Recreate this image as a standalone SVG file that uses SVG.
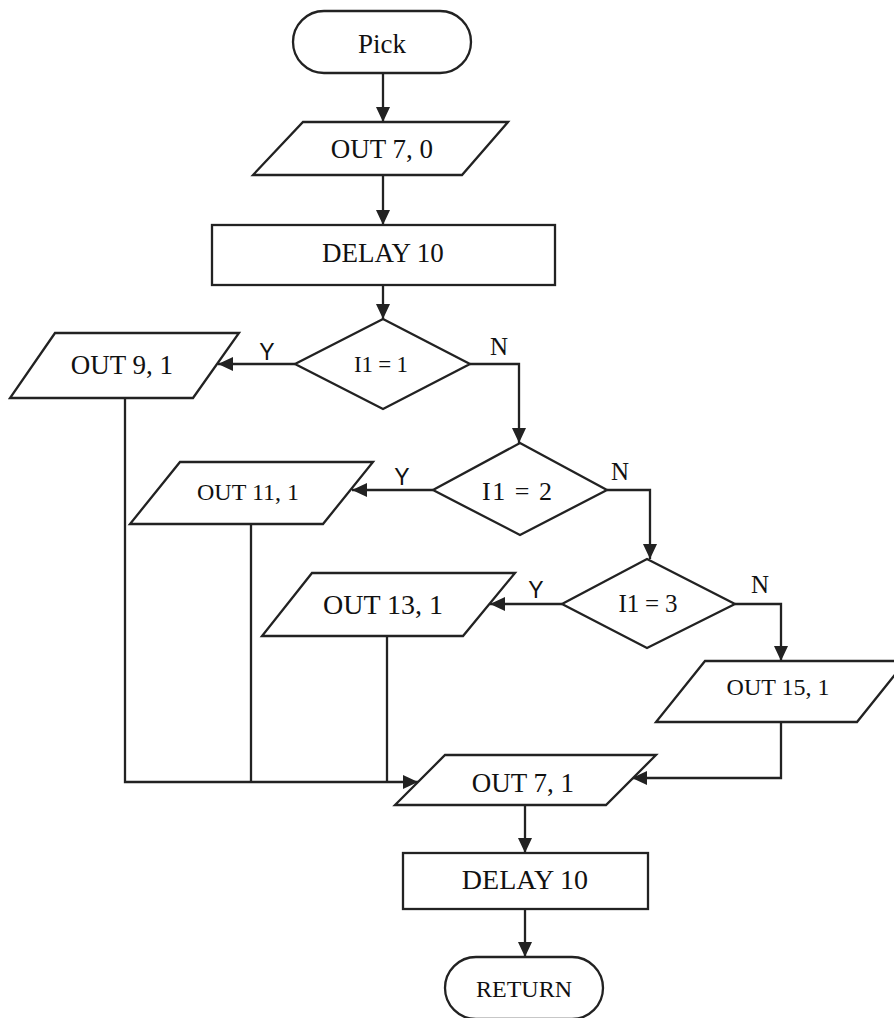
<svg xmlns="http://www.w3.org/2000/svg" width="894" height="1018" viewBox="0 0 894 1018">
<style>
.shape{fill:#fff;stroke:#222;stroke-width:2.3}
.t{font-family:"Liberation Serif","Times New Roman",serif;fill:#111;text-anchor:middle}
.lbl{font-family:"Liberation Sans",Arial,sans-serif;fill:#111;text-anchor:middle;font-size:23px}
.lbln{font-family:"Liberation Serif",serif;fill:#111;text-anchor:middle;font-size:25px}
.c{fill:none;stroke:#222;stroke-width:2.3}
</style>
<defs>
<marker id="ah" viewBox="0 0 15 14" refX="15" refY="7" markerWidth="15" markerHeight="14" markerUnits="userSpaceOnUse" orient="auto">
<path d="M0,0 L15,7 L0,14 Z" fill="#222"/>
</marker>
</defs>
<rect width="894" height="1018" fill="#fff"/>
<g id="connectors">
<path class="c" d="M383,73 V122" marker-end="url(#ah)"/>
<path class="c" d="M383,175 V225" marker-end="url(#ah)"/>
<path class="c" d="M383,285 V319" marker-end="url(#ah)"/>
<path class="c" d="M295,364 H218" marker-end="url(#ah)"/>
<path class="c" d="M470,364 H519 V443" marker-end="url(#ah)"/>
<path class="c" d="M433,490 H352" marker-end="url(#ah)"/>
<path class="c" d="M607,490 H650 V559" marker-end="url(#ah)"/>
<path class="c" d="M562,604 H490" marker-end="url(#ah)"/>
<path class="c" d="M735,604 H781 V661" marker-end="url(#ah)"/>
<path class="c" d="M125,398 V782 H418" marker-end="url(#ah)"/>
<path class="c" d="M251,524 V782"/>
<path class="c" d="M387,636 V782"/>
<path class="c" d="M781,722 V778 H632" marker-end="url(#ah)"/>
<path class="c" d="M525,805 V853" marker-end="url(#ah)"/>
<path class="c" d="M525,909 V957" marker-end="url(#ah)"/>
<text class="lbl" x="267" y="360">Y</text>
<text class="lbln" x="499" y="355">N</text>
<text class="lbl" x="402" y="485">Y</text>
<text class="lbln" x="620" y="480">N</text>
<text class="lbl" x="536" y="598">Y</text>
<text class="lbln" x="760" y="593">N</text>
</g>
<g id="pick">
<rect class="shape" x="293" y="11" width="178" height="62" rx="31"/>
<text class="t" x="382" y="53" font-size="27">Pick</text>
</g>
<g id="out70">
<path class="shape" d="M303,122 H508 L462,175 H253 Z"/>
<text class="t" x="382" y="158" font-size="27">OUT 7, 0</text>
</g>
<g id="delay1">
<rect class="shape" x="212" y="225" width="343" height="60"/>
<text class="t" x="383" y="262" font-size="27">DELAY 10</text>
</g>
<g id="d1">
<path class="shape" d="M383,319 L470,364 L383,409 L295,364 Z"/>
<text class="t" x="381" y="372" font-size="23" textLength="54" lengthAdjust="spacing">I1 = 1</text>
</g>
<g id="out91">
<path class="shape" d="M55,333 H239 L193,398 H10 Z"/>
<text class="t" x="122" y="374" font-size="27">OUT 9, 1</text>
</g>
<g id="d2">
<path class="shape" d="M520,443 L607,490 L520,535 L433,490 Z"/>
<text class="t" x="517" y="500" font-size="26" textLength="70" lengthAdjust="spacing">I1 = 2</text>
</g>
<g id="out111">
<path class="shape" d="M180,462 H373 L323,524 H130 Z"/>
<text class="t" x="248" y="500" font-size="24">OUT 11, 1</text>
</g>
<g id="d3">
<path class="shape" d="M647,559 L735,604 L647,648 L562,604 Z"/>
<text class="t" x="648" y="612" font-size="25" textLength="59" lengthAdjust="spacing">I1 = 3</text>
</g>
<g id="out131">
<path class="shape" d="M312,573 H515 L463,636 H262 Z"/>
<text class="t" x="383" y="614" font-size="28">OUT 13, 1</text>
</g>
<g id="out151">
<path class="shape" d="M705,661 H906 L857,722 H656 Z"/>
<text class="t" x="778" y="695" font-size="24">OUT 15, 1</text>
</g>
<g id="out71">
<path class="shape" d="M445,755 H656 L606,805 H395 Z"/>
<text class="t" x="523" y="792" font-size="27">OUT 7, 1</text>
</g>
<g id="delay2">
<rect class="shape" x="403" y="853" width="245" height="56"/>
<text class="t" x="525" y="889" font-size="28">DELAY 10</text>
</g>
<g id="return">
<rect class="shape" x="445" y="957" width="158" height="62" rx="31"/>
<text class="t" x="524" y="997" font-size="24">RETURN</text>
</g>
</svg>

* **Written request**
Return the listing above unchanged, apart from dropping its pictures.

* **Task output**
Recreate this image as a standalone SVG file that uses SVG.
<svg xmlns="http://www.w3.org/2000/svg" width="894" height="1018" viewBox="0 0 894 1018">
<style>
.shape{fill:#fff;stroke:#222;stroke-width:2.3}
.t{font-family:"Liberation Serif","Times New Roman",serif;fill:#111;text-anchor:middle}
.lbl{font-family:"Liberation Sans",Arial,sans-serif;fill:#111;text-anchor:middle;font-size:23px}
.lbln{font-family:"Liberation Serif",serif;fill:#111;text-anchor:middle;font-size:25px}
.c{fill:none;stroke:#222;stroke-width:2.3}
</style>
<defs>
<marker id="ah" viewBox="0 0 15 14" refX="15" refY="7" markerWidth="15" markerHeight="14" markerUnits="userSpaceOnUse" orient="auto">
<path d="M0,0 L15,7 L0,14 Z" fill="#222"/>
</marker>
</defs>
<rect width="894" height="1018" fill="#fff"/>
<g id="connectors">
<path class="c" d="M383,73 V122" marker-end="url(#ah)"/>
<path class="c" d="M383,175 V225" marker-end="url(#ah)"/>
<path class="c" d="M383,285 V319" marker-end="url(#ah)"/>
<path class="c" d="M295,364 H218" marker-end="url(#ah)"/>
<path class="c" d="M470,364 H519 V443" marker-end="url(#ah)"/>
<path class="c" d="M433,490 H352" marker-end="url(#ah)"/>
<path class="c" d="M607,490 H650 V559" marker-end="url(#ah)"/>
<path class="c" d="M562,604 H490" marker-end="url(#ah)"/>
<path class="c" d="M735,604 H781 V661" marker-end="url(#ah)"/>
<path class="c" d="M125,398 V782 H418" marker-end="url(#ah)"/>
<path class="c" d="M251,524 V782"/>
<path class="c" d="M387,636 V782"/>
<path class="c" d="M781,722 V778 H632" marker-end="url(#ah)"/>
<path class="c" d="M525,805 V853" marker-end="url(#ah)"/>
<path class="c" d="M525,909 V957" marker-end="url(#ah)"/>
<text class="lbl" x="267" y="360">Y</text>
<text class="lbln" x="499" y="355">N</text>
<text class="lbl" x="402" y="485">Y</text>
<text class="lbln" x="620" y="480">N</text>
<text class="lbl" x="536" y="598">Y</text>
<text class="lbln" x="760" y="593">N</text>
</g>
<g id="pick">
<rect class="shape" x="293" y="11" width="178" height="62" rx="31"/>
<text class="t" x="382" y="53" font-size="27">Pick</text>
</g>
<g id="out70">
<path class="shape" d="M303,122 H508 L462,175 H253 Z"/>
<text class="t" x="382" y="158" font-size="27">OUT 7, 0</text>
</g>
<g id="delay1">
<rect class="shape" x="212" y="225" width="343" height="60"/>
<text class="t" x="383" y="262" font-size="27">DELAY 10</text>
</g>
<g id="d1">
<path class="shape" d="M383,319 L470,364 L383,409 L295,364 Z"/>
<text class="t" x="381" y="372" font-size="23" textLength="54" lengthAdjust="spacing">I1 = 1</text>
</g>
<g id="out91">
<path class="shape" d="M55,333 H239 L193,398 H10 Z"/>
<text class="t" x="122" y="374" font-size="27">OUT 9, 1</text>
</g>
<g id="d2">
<path class="shape" d="M520,443 L607,490 L520,535 L433,490 Z"/>
<text class="t" x="517" y="500" font-size="26" textLength="70" lengthAdjust="spacing">I1 = 2</text>
</g>
<g id="out111">
<path class="shape" d="M180,462 H373 L323,524 H130 Z"/>
<text class="t" x="248" y="500" font-size="24">OUT 11, 1</text>
</g>
<g id="d3">
<path class="shape" d="M647,559 L735,604 L647,648 L562,604 Z"/>
<text class="t" x="648" y="612" font-size="25" textLength="59" lengthAdjust="spacing">I1 = 3</text>
</g>
<g id="out131">
<path class="shape" d="M312,573 H515 L463,636 H262 Z"/>
<text class="t" x="383" y="614" font-size="28">OUT 13, 1</text>
</g>
<g id="out151">
<path class="shape" d="M705,661 H906 L857,722 H656 Z"/>
<text class="t" x="778" y="695" font-size="24">OUT 15, 1</text>
</g>
<g id="out71">
<path class="shape" d="M445,755 H656 L606,805 H395 Z"/>
<text class="t" x="523" y="792" font-size="27">OUT 7, 1</text>
</g>
<g id="delay2">
<rect class="shape" x="403" y="853" width="245" height="56"/>
<text class="t" x="525" y="889" font-size="28">DELAY 10</text>
</g>
<g id="return">
<rect class="shape" x="445" y="957" width="158" height="62" rx="31"/>
<text class="t" x="524" y="997" font-size="24">RETURN</text>
</g>
</svg>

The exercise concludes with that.